11:00 am Discussion 1


11:45 am Talk 2

Husserl and Avenarius: the Constitution of the Ideality of the Noema and the Life-World as Foundation of Meaning

Kyle Banick, Chapman University/CSU Long Beach

In this work-in-progress, I will roughly sketch some aspects of the relation between Husserl’s thought and the epistemology of Avenarius’ empirio-criticism. By tracing both the shared motivations and the inflection point at which Avenarius and Husserl part ways, I will contemplate the constitution of the ideality of the noema as an ideal intensional entity constituted in acts of transcendental reflection–and I will attempt to shed light on Husserl’s motivations in the period of the Crisis, as he reflects back on the task Avenarius had long ago articulated to lay bare the “natural concept of the world”. The comparison between Husserl and Avenarius therefore corroborates the California semantic interpretation of the noema by applying a kind of Besinnung on Husserl’s own work and contributes to the discussion surrounding the constitution of ideal objects.

12:30 pm Discussion 2 (45 mins)


1:15 pm Lunch (1 hour 45 mins)


3:00 pm Talk 3

Mathematical Empathy

Stella Moon, UC Irvine

In Formal and Transcendental Logic, Husserl introduces the method of Besinnung for scientific practice. In order to exercise Besinnung (i.e. reflection on experience), Husserl claims we must `[stand] in, or [enter], a community of empathy with the scientists’. In this talk, I will characterise the ‘community of empathy’ within mathematical practice. Starting with Husserl’s broad notion of empathy as an intentional experience of other, the mathematical community (i.e. consisting of mathematicians) is a community of subjects who empathise with each other’s mathematical experiences — e.g. defining, proving, etc. By considering Wiles’s proof of Fermat’s Last Theorem, I describe the different degrees of empathising with other’s experience of the proof: a case study in mathematical empathy. 

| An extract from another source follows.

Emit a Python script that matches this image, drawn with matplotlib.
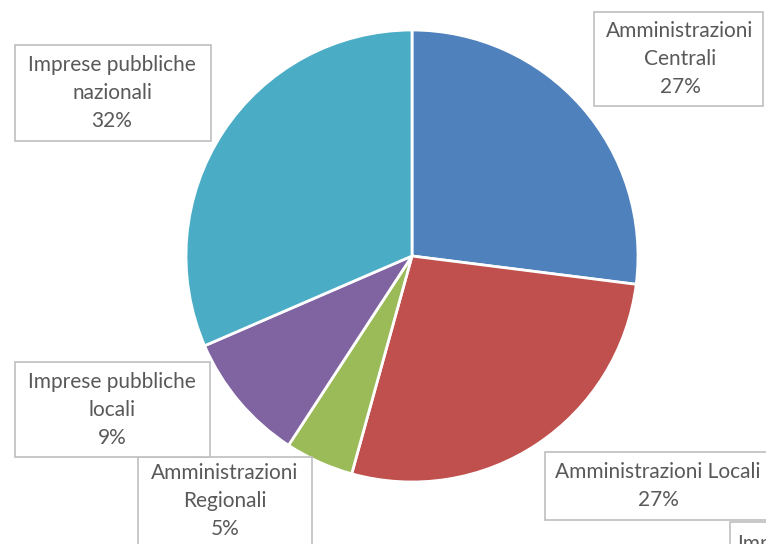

3:30 pm Discussion 3 (45 mins)


4:15 pm Talk 4

Structuralism in Husserl:  On the Formal and Material Dimensions of Mathematics

Erich Reck, UC Riverside & Clinton Tolley, UC San Diego

Recent work on Husserl’s philosophy of mathematics has emphasized the extent to which his discussions, both early and late, incorporate features of what has come to be known as structuralism about mathematics.  This is motivated by Husserl’s sympathetic discussion of Hilbert’s axiomatic method and his interest in the categoricity of axiomatic theories, as well as by his discussions of the centrality of form in both logic and ontology more generally.  As Mirja Hartimo’s recent book helps to bring out, however, throughout his career Husserl’s account also includes the identification of a further ‘material’ dimension or layer beyond the formal determinations which belong to its subject-matter.  For mathematical cognition this materiality is not given in terms of axiomatization but through some more ‘intuitive’ means.  In this talk we explore: what the materiality of mathematics consists in for Husserl; what the means are by which he thinks such materiality is given for cognition; and how Husserl’s account of the nature of this materiality might affect or qualify the judgment that he is a structuralist.  Along the way, we use comparisons with Kant, Frege, Cassirer, and Carnap to help sharpen the sense of options around these questions.